The thing I am really struggling with is how much flex hose to purchase/use to attach to each piece of equipment (except the CNC and lathe…already know what I am going to do for these two). I am designing the system so that all of the ducting runs in the shop overhead and then has a vertical drop down to each machine. I obviously can control how close the ducting is to my equipment by where I locate it and how long I make the vertical drop.

I guess the gist of my question is if there is, in general, a minimum amount of hose length that you would use on equipment/equipment types understanding that there is no "one size fits all" due to manufacturer and port differences.

Watching a lot of YouTube videos, it looks like 3' to 5' of flex appears to be the minimum with there appearing to be no upper limit for some folks. I am trying to have as short of flex hose runs as possible but don't want to get ridiculous about it.


----------



## JAAune (Jan 22, 2012)

Less flex is better. Use the minimum amount that still gives you the function and convenience you need. For big machines that are unlikely to move frequently, run rigid duct straight in and skip the flex hose.

For CNC routers, you'll want just enough so that the gantry doesn't overstretch the hose at any point on the XY axis.


----------



## controlfreak (Jun 29, 2019)

Flex builds "static pressure" or resistance to flow, the longer the run the higher the resistance.


----------



## EarlS (Dec 21, 2011)

Make the main trunks and drops rigid pipe, with a few feet of flex hose to connect to the equipment. Having rigid pipe too close to the DC inlet on your equipment can make the connection to the equipment very difficult.


----------



## wapakfred (Jul 29, 2011)

My table saw and RAS are hard piped, most of the others have probably a 3' piece connecting them to the ductwork. The only exception is the bandsaw, with the port being on the saw away from the wall, it has maybe an 8' piece of flex.


----------



## ibewjon (Oct 2, 2010)

ASAP. As short as possible. As stated, flex adds extra resistance to the system which you do not need. My only longer piece of flex is at my lathe. It is long enough to move the intake to where I am turning or sanding. I have it attached to the lathe bed with rare earth magnets for easy positioning.


----------



## AlanWS (Aug 28, 2008)

Only use flex hose if something needs to move (machines or ducts) or if it's difficult to obtain the right fittings to connect properly with hard smooth duct.

It's not that big a deal, but shoot for zero and settle for what's convenient.


----------



## mbchrapko (Mar 10, 2017)

I totally agree with Alan, use flex only when necessary. My first system was 1-1/2 hp and I totally overwhelmed it with 45 deg elbows and flex hose.
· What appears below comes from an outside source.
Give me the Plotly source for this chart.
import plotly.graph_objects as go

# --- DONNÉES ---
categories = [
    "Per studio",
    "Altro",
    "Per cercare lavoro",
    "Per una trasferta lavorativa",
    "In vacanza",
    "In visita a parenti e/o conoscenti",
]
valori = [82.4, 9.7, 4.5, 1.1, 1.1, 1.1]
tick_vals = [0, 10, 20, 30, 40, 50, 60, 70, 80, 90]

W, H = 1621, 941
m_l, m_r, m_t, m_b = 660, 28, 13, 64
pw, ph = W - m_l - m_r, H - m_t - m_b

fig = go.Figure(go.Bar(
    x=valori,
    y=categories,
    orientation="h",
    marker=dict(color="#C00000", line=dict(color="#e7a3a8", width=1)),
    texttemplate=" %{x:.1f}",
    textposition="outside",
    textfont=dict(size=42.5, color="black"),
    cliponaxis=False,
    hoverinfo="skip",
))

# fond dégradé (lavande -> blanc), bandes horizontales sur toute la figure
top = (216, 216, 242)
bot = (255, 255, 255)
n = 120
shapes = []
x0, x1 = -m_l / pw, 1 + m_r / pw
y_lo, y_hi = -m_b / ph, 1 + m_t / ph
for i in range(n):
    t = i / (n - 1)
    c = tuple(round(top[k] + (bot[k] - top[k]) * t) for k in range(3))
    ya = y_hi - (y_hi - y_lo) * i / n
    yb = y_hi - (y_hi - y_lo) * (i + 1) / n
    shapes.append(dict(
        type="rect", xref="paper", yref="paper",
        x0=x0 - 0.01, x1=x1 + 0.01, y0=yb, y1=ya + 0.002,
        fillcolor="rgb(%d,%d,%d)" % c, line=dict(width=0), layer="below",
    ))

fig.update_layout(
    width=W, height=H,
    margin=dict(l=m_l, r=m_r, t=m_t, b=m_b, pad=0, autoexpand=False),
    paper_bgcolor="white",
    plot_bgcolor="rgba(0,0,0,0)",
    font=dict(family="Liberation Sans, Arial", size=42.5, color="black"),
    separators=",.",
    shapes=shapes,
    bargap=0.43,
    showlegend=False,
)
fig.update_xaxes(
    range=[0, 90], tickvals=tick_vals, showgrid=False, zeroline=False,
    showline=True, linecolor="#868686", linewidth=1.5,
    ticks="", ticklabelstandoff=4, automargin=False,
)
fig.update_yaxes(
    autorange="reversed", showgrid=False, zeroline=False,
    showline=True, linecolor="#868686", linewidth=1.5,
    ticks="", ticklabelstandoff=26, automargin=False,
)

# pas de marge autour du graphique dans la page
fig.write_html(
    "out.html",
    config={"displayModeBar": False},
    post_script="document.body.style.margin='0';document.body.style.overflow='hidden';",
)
My current 3hp system has only 1 piece of flex 2' long for my planer connection. My machines are clustered centrally in the shop so I have only 1 vertical drop. There are 11 gates and 11 machines


----------



## Steinbierz (Jan 9, 2018)

Thanks for all the replies. My intention all along was to go with the minimum amount of flex hose as I mentioned in my OP. I'll have to take another look though to see if there are some machines that I might be able to hard pipe all the way. For one, I know that the sliding table saw is most likely not going to move so that would be an immediate candidate. Others…I might have to go with some flex initially until I know that my shop is flowing the best for what I do now. The clamp-together piping will allow for changes down the road but I really hope that it is just marginal changes…famous last words I suppose.


----------



## Steinbierz (Jan 9, 2018)

> I totally agree with Alan, use flex only when necessary. My first system was 1-1/2 hp and I totally overwhelmed it with 45 deg elbows and flex hose.
> 
> 
> 
> ...


Nice pictures…thanks for posting these!


----------



## Steinbierz (Jan 9, 2018)

I should have mentioned that my dust collector is a Felder RL160 with a 5 hp motor. It should be more than up to the task for my shop but I still want to make sure I am not introducing losses anywhere that I don't need to.


----------